Flip it around: Is that the message we are sending our leaders? Is that the reason we are risking our sons and daughters?

While you chew on that, let’s size up the conventional wisdom. Withdraw from Iraq and surge in Afghanistan. That, we are told, is the Obama playbook for the next four years. If so, we should probably know a thing or two about the Graveyard of Empires, as it is known, before we plunge headfirst.

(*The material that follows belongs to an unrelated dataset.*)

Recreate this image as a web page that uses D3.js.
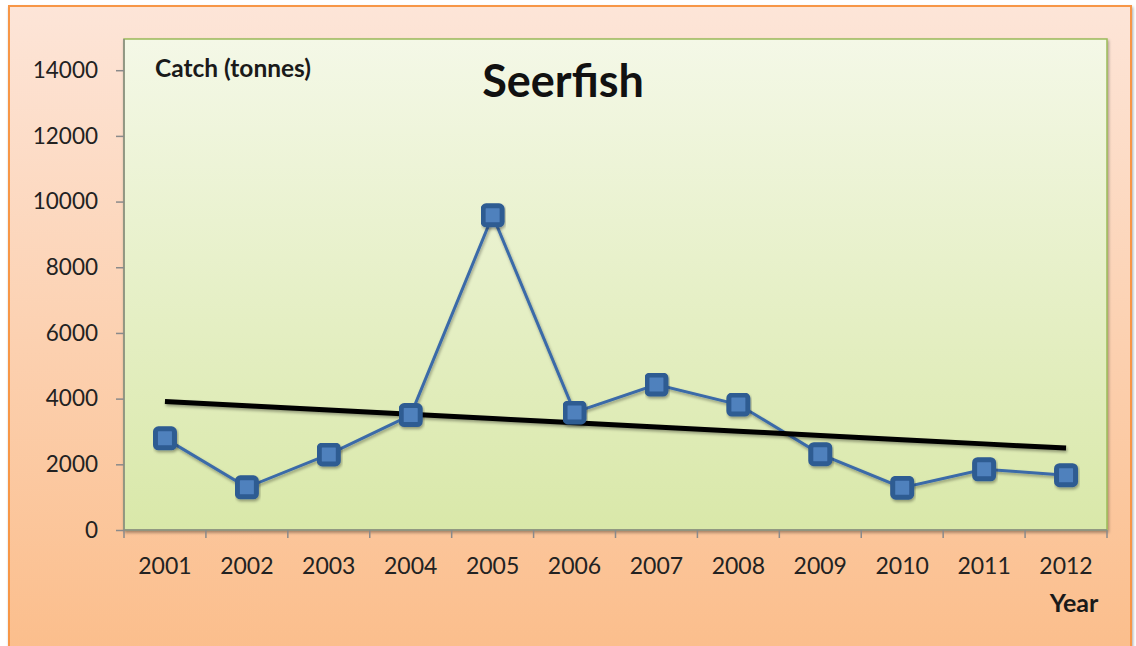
<!DOCTYPE html>
<html><head><meta charset="utf-8">
<script src="https://cdn.jsdelivr.net/npm/d3@7"></script>
<style>html,body{margin:0;padding:0;background:#fff;overflow:hidden}svg{display:block}</style>
</head><body>
<svg id="chart" width="1136" height="646"></svg>
<script>
const years = ["2001","2002","2003","2004","2005","2006","2007","2008","2009","2010","2011","2012"];
const catchTonnes = [2790,1300,2300,3500,9580,3580,4430,3820,2310,1290,1850,1670];
const yTicks = [0,2000,4000,6000,8000,10000,12000,14000];
const title = "Seerfish";
const yTitle = "Catch (tonnes)";
const xTitle = "Year";

const svg = d3.select("#chart");
const defs = svg.append("defs");
const bg = defs.append("linearGradient").attr("id","bg").attr("x1",0).attr("y1",0).attr("x2",0).attr("y2",1);
bg.append("stop").attr("offset","0%").attr("stop-color","#fde5d8");
bg.append("stop").attr("offset","100%").attr("stop-color","#fbbd8a");
const pg = defs.append("linearGradient").attr("id","pg").attr("x1",0).attr("y1",0).attr("x2",0).attr("y2",1);
pg.append("stop").attr("offset","0%").attr("stop-color","#f4f8e7");
pg.append("stop").attr("offset","100%").attr("stop-color","#d9e8a9");
const sh = defs.append("filter").attr("id","sh").attr("x","-10%").attr("y","-10%").attr("width","130%").attr("height","150%");
sh.append("feDropShadow").attr("dx",1).attr("dy",2).attr("stdDeviation",1.5).attr("flood-color","#000").attr("flood-opacity",0.35);

svg.append("rect").attr("x",0).attr("y",0).attr("width",1136).attr("height",646).attr("fill","#ffffff");
svg.append("rect").attr("x",9).attr("y",6).attr("width",1122).attr("height",660)
  .attr("fill","url(#bg)").attr("stroke","#f79646").attr("stroke-width",2).attr("filter","url(#sh)");

const m = {left:124, top:39, right:1107, bottom:530};
const x = d3.scaleBand().domain(years).range([m.left, m.right]).padding(0);
const y = d3.scaleLinear().domain([0, 14950]).range([m.bottom, m.top]);

// plot area
svg.append("rect").attr("x",m.left).attr("y",m.top).attr("width",m.right-m.left).attr("height",m.bottom-m.top)
  .attr("fill","url(#pg)").attr("stroke","#9bbb59").attr("stroke-width",1.5).attr("filter","url(#sh)");

const font = "Lato, 'Open Sans', sans-serif";

// y axis
const ya = svg.append("g").attr("transform",`translate(${m.left},0)`)
  .call(d3.axisLeft(y).tickValues(yTicks).tickSize(8).tickPadding(18).tickFormat(d3.format("d")));
ya.selectAll("text").attr("font-family",font).attr("font-size",22.5).attr("fill","#222");
ya.selectAll("line,path").attr("stroke","#8a8a8a").attr("stroke-width",1.5);
ya.select(".domain").attr("d",`M0,${m.top}V${m.bottom}`);

// x axis
const xa = svg.append("g").attr("transform",`translate(0,${m.bottom})`)
  .call(d3.axisBottom(x).tickSize(0).tickPadding(28));
xa.selectAll("text").attr("font-family",font).attr("font-size",23).attr("fill","#222");
xa.selectAll(".tick line").remove();
xa.select(".domain").attr("stroke","#8a8a8a").attr("stroke-width",1.5).attr("d",`M${m.left},0H${m.right}`);
const bounds = years.map(d => x(d)).concat([x(years[years.length-1]) + x.bandwidth()]);
xa.selectAll(".btick").data(bounds).join("line").attr("class","btick")
  .attr("x1",d=>d).attr("x2",d=>d).attr("y1",0).attr("y2",8).attr("stroke","#8a8a8a").attr("stroke-width",1.5);

const cx = d => x(d) + x.bandwidth()/2;

// series line
const line = d3.line().x((d,i)=>cx(years[i])).y(d=>y(d));
svg.append("path").datum(catchTonnes).attr("d",line).attr("fill","none")
  .attr("stroke","#3b6ba8").attr("stroke-width",3).attr("filter","url(#sh)");

// linear trendline (least squares from data)
const n = catchTonnes.length;
const xs = d3.range(1,n+1);
const mx = d3.mean(xs), my = d3.mean(catchTonnes);
const slope = d3.sum(xs.map((v,i)=>(v-mx)*(catchTonnes[i]-my))) / d3.sum(xs.map(v=>(v-mx)*(v-mx)));
const icpt = my - slope*mx;
const trend = xs.map(v => icpt + slope*v);
svg.append("path").datum(trend).attr("d",line).attr("fill","none")
  .attr("stroke","#000").attr("stroke-width",5).attr("filter","url(#sh)");

// markers
svg.selectAll(".mk").data(catchTonnes).join("rect").attr("class","mk")
  .attr("x",(d,i)=>cx(years[i])-9.5).attr("y",d=>y(d)-9.5).attr("width",19).attr("height",19).attr("rx",3)
  .attr("fill","#4f81bd").attr("stroke","#2f5b92").attr("stroke-width",5).attr("filter","url(#sh)");

// texts
svg.append("text").attr("x",155).attr("y",77).attr("font-family",font).attr("font-weight","bold")
  .attr("font-size",24.5).attr("fill","#1a1a1a").text(yTitle);
svg.append("text").attr("x",563).attr("y",97).attr("text-anchor","middle").attr("font-family",font).attr("font-weight","bold")
  .attr("font-size",45).attr("fill","#111").text(title);
svg.append("text").attr("x",1074).attr("y",612).attr("text-anchor","middle").attr("font-family",font).attr("font-weight","bold")
  .attr("font-size",25).attr("fill","#1a1a1a").text(xTitle);
</script>
</body></html>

“Afghans remember the reign in the 1960s and ’70s of King Zahir Shah and his cousin Daoud Khan,” writes American author Sarah Chayes as she observes the country firsthand, “when Afghan cities were among the most developed and cosmopolitan in the Muslim world, when Peace Corps volunteers conducted vaccination campaigns on foot through a welcoming countryside, and when, my friends here tell me, a lone, unarmed policeman could detain a criminal suspect in a far-flung village without obstruction.”

The United States could not leave well enough alone. Because the Afghan regime was implicitly backed by the Soviet Union, the Carter administration lured the USSR into an all-out military debacle by funding rebels who were trying to overthrow the government. Funny how most Western historians skip over that part: We started the Soviet war in Afghanistan.

After we left the country in tatters, a hodgepodge of tribal warlords and Islamic terrorists filled the power vacuum. When we reentered in 2001 and crushed the Taliban, Chayes recalls in astonishment, “[W]e gave power back to corrupt gunslingers who had been repudiated years before. If they helped us chase al-Qaeda, we didn’t look too hard at their governing style.”

And the solution to this mess, we are told, is more troops.

First, consider the geography. Afghanistan is far bigger than Iraq. In the ’80s, the Soviet Union combined 160,000 troops with the Afghan army’s 200,000 strong, only to be trumped embarrassingly. Former NATO General Dan McNeill, who led the forces in Afghanistan, estimates we would need over 400,000 troops. Admiral Michael Mullen, current Chairman of the Joint Chiefs of Staff, said “no amount of troops in no amount of time” would be sufficient without a broader solution.

It all sounds too familiar. Like Richard Nixon and his side trip to Cambodia, Barack Obama wants to minimize our withdrawal from an unpopular conflict by showing the enemy we still know how to fight. But at what cost?

The late economist Milton Friedman, when shown evidence of market failure, would always calmly reply that that may be true, but the government “solution” would be even worse. If we have come to accept his skepticism here in recent times, why, I wonder, do we not apply the same logic abroad?

A troop surge would indeed create more problems than it solves. Afghanistan’s problems lie in a corrupt government, anti-Western sentiment from years of unconscionable treatment, and an underdeveloped economy—all problems that would worsen with more troops and improve with humanitarian assistance and open relations with its neighbors, especially Iran and Pakistan.

When Barack Obama steps into the White House, he should rally international support for anti-terrorism policing, economic development, and cross-ethnic negotiations across the Middle East. Less casualties, more security, a sustainable peace. That is what honor really means.